- Directed by: Sushil Kumar Upadhyay
- Written by: Sanjay Rai
- Story by: Sanjay Rai
- Produced by: Ratnakar Kumar
- Starring: Dinesh Lal Yadav; Amrapali Dubey; Yamini Singh; Kanak Pandey; Sanjay Pandey; Sushil Singh; Prakash Jais;
- Cinematography: R R Prince
- Edited by: Gurjent Singh
- Music by: Madhukar Anand
- Production companies: Worldwide Channel; Jitendra Gulati;
- Distributed by: Worldwide Records
- Release date: 13 September 2019;
- Country: India
- Language: Bhojpuri

= Lallu Ki Laila =

Bhojpuri Film

Lallu Ki Laila is a Bhojpuri language comedy romance drama film directed by Sushil Kumar Upadhyay and produced by Ratnakar Kumar with co-produced by Sushil Singh and Prakash Jais under banner of "Worldwide Channel". It stars Dinesh Lal Yadav "Nirahua", Amrapali Dubey and Yamini Singh in the lead roles, while Kanak Pandey, Sanjay Pandey, Sushil Singh, Prakash Jais, Dev Singh, Deepak Sinha, Reena Rani and Imroj Akhtar "Munna" in supporting roles.

==Cast==
- Dinesh Lal Yadav "Nirahua" as Lallu aka Lallan Sinha
- Amrapali Dubey as Divya
- Yamini Singh as Kajal
- Kanak Pandey as Priya Chaudhary
- Sanjay Pandey as Dilawar
- Sushil Singh as Raghunandan, Divya's father
- Prakash Jais as Sansani, Lallu's friend
- Dev Singh as Rocky
- Deepak Sinha as Kailashnath Sinha, Lallu's father
- Reena Rani as Durga, Lallu's mother
- Jai Prakash Singh
- J Neelam as Padma Rai
- Imroj Akhtar "Munna"

==Production==
The film is directed by Sushil Kumar Upadhyay and Ratnakar Kumar with co-produced by Prakash Jais and Sushil Kumar and written by Sanjay Rai.
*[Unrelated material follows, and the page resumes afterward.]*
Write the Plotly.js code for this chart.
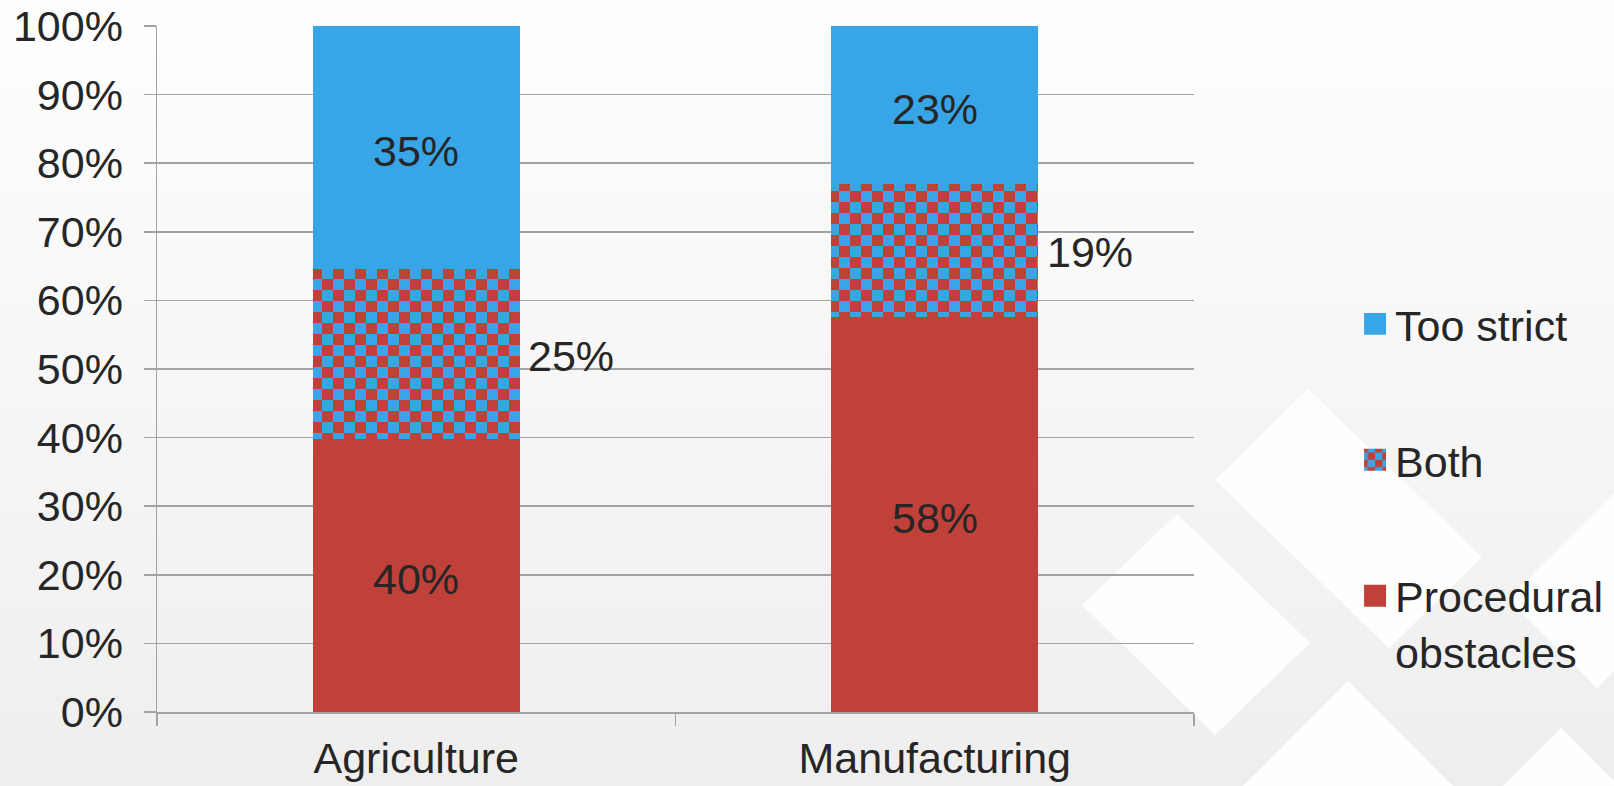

The cinematography has been done by R R Prince while choreography is by Kanu Mukerjee, Ram Devan and Dilip Mistri. Gurjent Singh is the editor and action done by Dilip Yadav. It will be released in September 2019.

==Music==
Music of "Lallu Ki Laila" is composed by Madhukar Anand with lyrics penned by Azad Singh, Santosh Puri and Sandeep Sajan. It is produced under the "Worldwide Records Bhojpuri" label, owned by film producer Ratnakar Kumar.

===Track list===

| No. | Title | Singer(s) | Length |
|---|---|---|---|
| 1. | "Hoi 17 Se 18 Ke Age Ohi Se Marriage Karunga" | Praval Ranjan |  |
| 2. | "Crazy Mujhko Kar Deti Hai" | Dinesh Lal Yadav; Amrapali Dubey; |  |
| 3. | "Jawaniya Bhail Udanbaaz" | Mohan Rathore; Priyanka Singh; |  |
| 4. | "Tu Banbu Lallu Ke Laila" | Dinesh Lal Yadav; Priyanka Singh; |  |

==Marketing==
First-look poster was this film released on 1 June 2019 on official Instagram handle of Amrapali Dubey. Second-look poster is out on 17 July 2019 at official Instagram handle of actress Yamini Singh.

The trailer of this film is released on 3 August 2019 at official YouTube channel of "Worldwide Records Bhojpuri", who also bought his satellite rights.

The film was released on 12 September 2019 in Mumbai and 13 September 2019 in Bihar and Jharkhand.